• [PROBLEM TO WORK ON]
Identify every line in the records below that contains the word "page", and reproduce each one.
### RECORDED DATA ###
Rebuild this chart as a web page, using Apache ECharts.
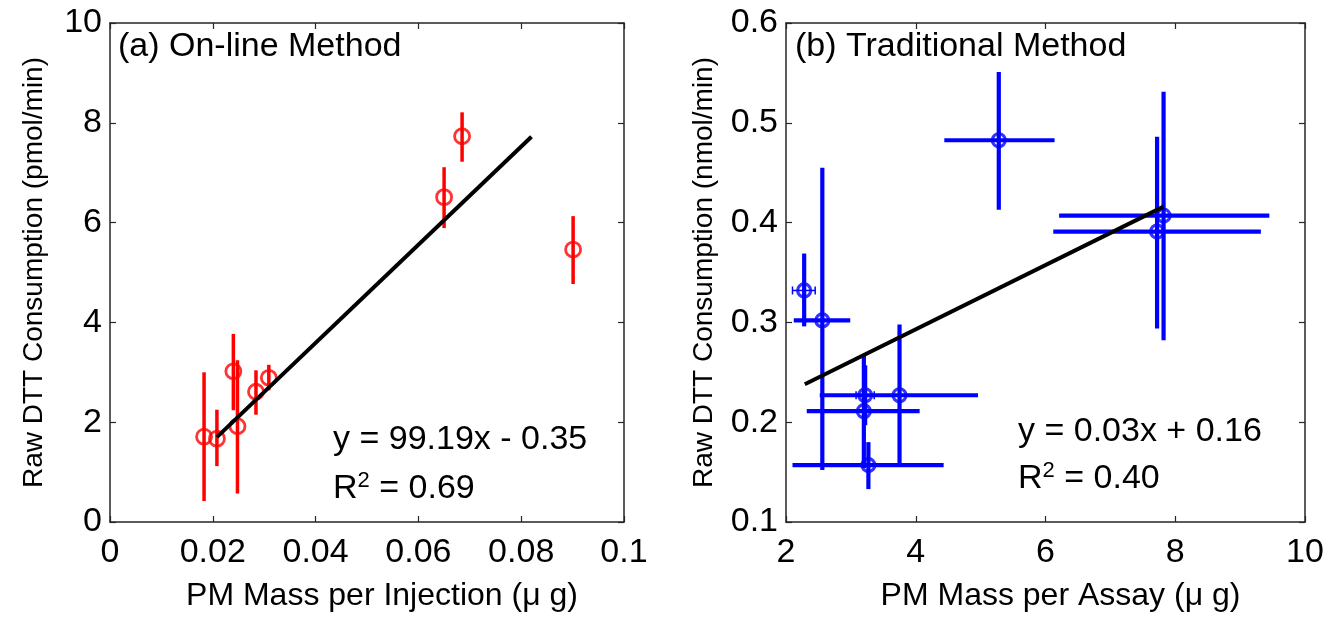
###
### RECORDED DATA ###
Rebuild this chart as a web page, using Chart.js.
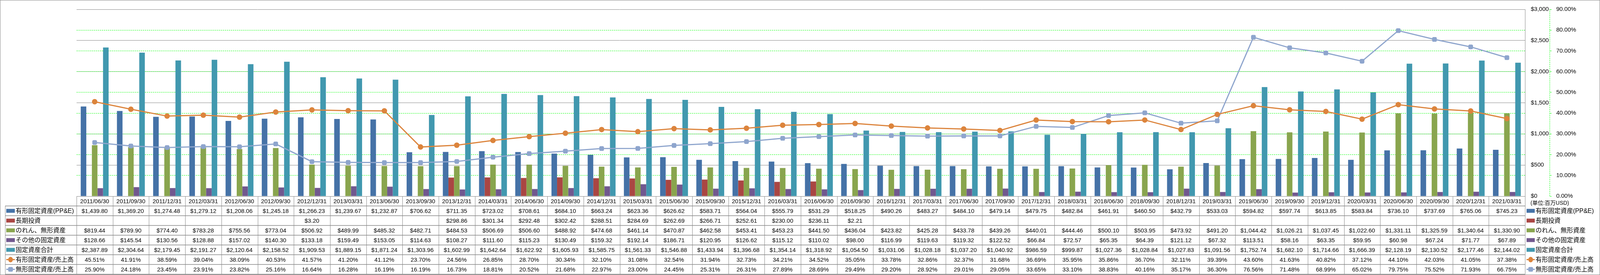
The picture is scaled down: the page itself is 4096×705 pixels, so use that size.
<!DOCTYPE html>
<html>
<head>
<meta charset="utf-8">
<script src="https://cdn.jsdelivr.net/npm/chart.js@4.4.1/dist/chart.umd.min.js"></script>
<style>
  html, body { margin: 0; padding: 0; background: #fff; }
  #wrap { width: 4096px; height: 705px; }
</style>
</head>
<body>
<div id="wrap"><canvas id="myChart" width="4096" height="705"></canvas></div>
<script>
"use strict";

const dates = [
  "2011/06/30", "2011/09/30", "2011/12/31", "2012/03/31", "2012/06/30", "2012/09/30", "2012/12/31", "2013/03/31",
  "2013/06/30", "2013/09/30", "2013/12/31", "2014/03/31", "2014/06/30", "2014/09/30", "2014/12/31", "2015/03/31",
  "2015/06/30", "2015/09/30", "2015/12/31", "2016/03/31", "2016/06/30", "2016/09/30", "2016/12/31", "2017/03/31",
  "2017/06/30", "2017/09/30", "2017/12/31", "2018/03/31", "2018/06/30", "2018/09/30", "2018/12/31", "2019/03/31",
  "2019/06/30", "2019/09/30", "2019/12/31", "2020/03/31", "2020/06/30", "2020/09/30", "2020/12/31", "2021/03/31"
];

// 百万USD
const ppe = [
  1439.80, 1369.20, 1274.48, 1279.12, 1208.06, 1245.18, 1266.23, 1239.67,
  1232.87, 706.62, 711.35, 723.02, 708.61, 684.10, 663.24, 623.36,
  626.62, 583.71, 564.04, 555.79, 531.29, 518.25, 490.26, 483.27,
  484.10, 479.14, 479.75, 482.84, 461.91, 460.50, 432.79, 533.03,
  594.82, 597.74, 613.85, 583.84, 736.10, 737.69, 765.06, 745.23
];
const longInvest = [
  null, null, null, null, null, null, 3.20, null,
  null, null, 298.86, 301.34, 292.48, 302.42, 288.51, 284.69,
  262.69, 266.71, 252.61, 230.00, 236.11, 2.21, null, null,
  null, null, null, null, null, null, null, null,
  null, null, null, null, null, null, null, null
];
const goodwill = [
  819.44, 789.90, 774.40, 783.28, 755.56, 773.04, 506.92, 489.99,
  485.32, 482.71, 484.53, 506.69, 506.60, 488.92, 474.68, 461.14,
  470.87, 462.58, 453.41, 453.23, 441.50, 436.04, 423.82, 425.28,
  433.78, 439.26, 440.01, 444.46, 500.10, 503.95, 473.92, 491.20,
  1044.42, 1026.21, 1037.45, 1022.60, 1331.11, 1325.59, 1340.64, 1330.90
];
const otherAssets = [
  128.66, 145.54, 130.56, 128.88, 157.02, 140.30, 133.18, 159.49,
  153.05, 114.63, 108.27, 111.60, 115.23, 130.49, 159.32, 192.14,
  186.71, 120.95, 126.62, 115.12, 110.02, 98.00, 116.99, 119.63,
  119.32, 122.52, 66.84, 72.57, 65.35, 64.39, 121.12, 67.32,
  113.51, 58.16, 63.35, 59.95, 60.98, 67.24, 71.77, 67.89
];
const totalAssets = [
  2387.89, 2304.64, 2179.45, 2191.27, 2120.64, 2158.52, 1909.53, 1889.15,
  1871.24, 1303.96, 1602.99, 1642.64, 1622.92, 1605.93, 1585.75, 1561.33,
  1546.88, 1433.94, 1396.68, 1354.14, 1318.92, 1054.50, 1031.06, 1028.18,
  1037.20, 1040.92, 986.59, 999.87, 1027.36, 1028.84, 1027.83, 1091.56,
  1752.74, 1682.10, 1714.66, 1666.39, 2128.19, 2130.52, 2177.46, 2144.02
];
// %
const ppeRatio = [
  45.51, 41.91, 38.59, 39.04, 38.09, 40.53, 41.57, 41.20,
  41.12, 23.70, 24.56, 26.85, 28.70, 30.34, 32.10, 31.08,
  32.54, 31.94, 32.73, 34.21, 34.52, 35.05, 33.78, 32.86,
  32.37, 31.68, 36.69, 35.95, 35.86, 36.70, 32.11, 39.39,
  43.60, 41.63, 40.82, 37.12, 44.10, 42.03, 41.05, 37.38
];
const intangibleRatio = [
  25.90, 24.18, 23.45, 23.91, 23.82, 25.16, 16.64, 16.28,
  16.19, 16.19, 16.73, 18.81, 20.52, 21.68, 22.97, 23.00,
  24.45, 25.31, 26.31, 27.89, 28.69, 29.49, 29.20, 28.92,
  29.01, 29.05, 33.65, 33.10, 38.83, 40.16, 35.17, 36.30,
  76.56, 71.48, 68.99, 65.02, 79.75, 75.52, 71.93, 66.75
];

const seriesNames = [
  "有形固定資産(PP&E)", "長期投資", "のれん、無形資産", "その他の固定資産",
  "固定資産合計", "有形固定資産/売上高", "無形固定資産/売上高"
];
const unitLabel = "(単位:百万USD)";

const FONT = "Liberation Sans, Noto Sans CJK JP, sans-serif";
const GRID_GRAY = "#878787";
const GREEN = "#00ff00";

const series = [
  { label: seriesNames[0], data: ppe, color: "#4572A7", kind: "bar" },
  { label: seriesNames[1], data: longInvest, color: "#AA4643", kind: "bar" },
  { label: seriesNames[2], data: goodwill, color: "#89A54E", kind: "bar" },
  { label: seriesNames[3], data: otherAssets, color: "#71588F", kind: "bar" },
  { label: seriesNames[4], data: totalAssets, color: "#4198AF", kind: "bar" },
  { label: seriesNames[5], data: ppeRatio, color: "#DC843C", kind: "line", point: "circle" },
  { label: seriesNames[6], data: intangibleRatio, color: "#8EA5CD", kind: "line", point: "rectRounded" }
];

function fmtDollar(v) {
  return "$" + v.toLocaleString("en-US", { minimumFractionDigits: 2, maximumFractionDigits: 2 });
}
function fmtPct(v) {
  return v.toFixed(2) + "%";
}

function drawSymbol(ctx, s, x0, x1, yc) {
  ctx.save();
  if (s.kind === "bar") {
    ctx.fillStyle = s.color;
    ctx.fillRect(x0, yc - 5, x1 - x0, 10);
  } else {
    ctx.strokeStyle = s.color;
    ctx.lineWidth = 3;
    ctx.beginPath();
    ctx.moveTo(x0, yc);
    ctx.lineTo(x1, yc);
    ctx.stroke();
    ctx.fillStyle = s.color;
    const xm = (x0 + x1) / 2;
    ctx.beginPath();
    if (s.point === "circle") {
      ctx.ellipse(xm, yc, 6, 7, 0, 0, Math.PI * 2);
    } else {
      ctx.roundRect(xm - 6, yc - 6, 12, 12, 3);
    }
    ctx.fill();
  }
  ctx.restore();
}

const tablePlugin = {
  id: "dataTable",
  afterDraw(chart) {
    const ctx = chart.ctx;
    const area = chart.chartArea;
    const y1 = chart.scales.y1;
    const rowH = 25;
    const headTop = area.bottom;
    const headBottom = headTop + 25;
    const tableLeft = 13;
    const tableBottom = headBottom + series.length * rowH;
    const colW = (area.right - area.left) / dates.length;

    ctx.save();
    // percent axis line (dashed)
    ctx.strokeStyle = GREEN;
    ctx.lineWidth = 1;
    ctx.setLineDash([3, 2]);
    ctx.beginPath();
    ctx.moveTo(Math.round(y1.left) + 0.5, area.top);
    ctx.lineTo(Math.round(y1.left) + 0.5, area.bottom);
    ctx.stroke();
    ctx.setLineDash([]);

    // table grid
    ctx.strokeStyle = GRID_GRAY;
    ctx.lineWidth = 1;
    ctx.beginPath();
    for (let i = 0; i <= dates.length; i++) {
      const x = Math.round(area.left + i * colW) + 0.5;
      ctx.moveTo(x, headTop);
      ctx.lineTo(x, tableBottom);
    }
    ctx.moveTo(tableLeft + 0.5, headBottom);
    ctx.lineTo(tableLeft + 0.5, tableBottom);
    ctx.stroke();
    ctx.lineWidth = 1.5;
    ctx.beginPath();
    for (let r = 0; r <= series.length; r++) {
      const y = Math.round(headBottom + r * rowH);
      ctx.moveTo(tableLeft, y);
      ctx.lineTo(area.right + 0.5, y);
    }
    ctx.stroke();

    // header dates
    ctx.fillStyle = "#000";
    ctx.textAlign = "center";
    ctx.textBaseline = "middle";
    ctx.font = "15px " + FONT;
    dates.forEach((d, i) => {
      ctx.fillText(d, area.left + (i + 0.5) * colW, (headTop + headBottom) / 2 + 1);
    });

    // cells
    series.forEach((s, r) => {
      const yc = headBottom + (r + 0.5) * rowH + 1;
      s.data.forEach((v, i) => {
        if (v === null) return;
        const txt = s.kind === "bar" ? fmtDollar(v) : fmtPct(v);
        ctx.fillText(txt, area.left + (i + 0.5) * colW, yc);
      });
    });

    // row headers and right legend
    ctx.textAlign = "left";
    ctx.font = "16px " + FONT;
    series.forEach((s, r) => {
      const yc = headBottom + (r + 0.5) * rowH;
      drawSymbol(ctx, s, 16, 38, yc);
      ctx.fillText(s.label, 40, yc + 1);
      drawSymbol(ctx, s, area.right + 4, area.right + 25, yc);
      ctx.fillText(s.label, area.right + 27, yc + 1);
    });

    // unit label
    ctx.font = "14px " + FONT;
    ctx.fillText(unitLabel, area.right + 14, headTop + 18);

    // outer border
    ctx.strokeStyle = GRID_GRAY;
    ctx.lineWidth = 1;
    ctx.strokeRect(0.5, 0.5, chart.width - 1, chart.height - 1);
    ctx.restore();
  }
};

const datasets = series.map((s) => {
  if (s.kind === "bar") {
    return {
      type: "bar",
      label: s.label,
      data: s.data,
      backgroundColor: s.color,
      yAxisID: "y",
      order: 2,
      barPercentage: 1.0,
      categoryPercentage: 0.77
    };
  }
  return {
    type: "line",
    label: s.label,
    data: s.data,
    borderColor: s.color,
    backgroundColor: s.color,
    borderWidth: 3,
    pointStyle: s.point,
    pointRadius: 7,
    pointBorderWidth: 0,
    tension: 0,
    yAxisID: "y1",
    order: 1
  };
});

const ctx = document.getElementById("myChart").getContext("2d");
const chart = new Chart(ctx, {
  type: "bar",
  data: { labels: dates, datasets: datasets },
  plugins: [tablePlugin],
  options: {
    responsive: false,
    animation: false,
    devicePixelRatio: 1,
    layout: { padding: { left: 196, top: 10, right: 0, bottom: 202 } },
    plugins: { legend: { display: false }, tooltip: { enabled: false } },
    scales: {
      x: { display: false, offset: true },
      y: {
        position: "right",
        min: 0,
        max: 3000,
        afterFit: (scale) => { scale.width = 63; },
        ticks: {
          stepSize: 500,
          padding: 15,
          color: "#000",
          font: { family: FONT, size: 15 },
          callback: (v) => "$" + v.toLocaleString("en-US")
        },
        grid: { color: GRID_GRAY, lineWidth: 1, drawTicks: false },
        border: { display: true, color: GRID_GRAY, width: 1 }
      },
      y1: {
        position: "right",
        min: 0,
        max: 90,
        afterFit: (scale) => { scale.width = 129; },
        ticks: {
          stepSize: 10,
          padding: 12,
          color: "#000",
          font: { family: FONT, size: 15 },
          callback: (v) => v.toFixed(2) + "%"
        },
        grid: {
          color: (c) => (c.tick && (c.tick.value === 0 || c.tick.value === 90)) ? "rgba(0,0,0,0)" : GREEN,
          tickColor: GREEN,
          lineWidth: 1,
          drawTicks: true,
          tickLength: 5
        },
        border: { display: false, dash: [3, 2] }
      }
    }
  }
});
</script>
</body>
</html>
###
• [ANSWER TO THE EXERCISE]
Rebuild this chart as a web page, using Apache ECharts.
Rebuild this chart as a web page, using Chart.js.
The picture is scaled down: the page itself is 4096×705 pixels, so use that size.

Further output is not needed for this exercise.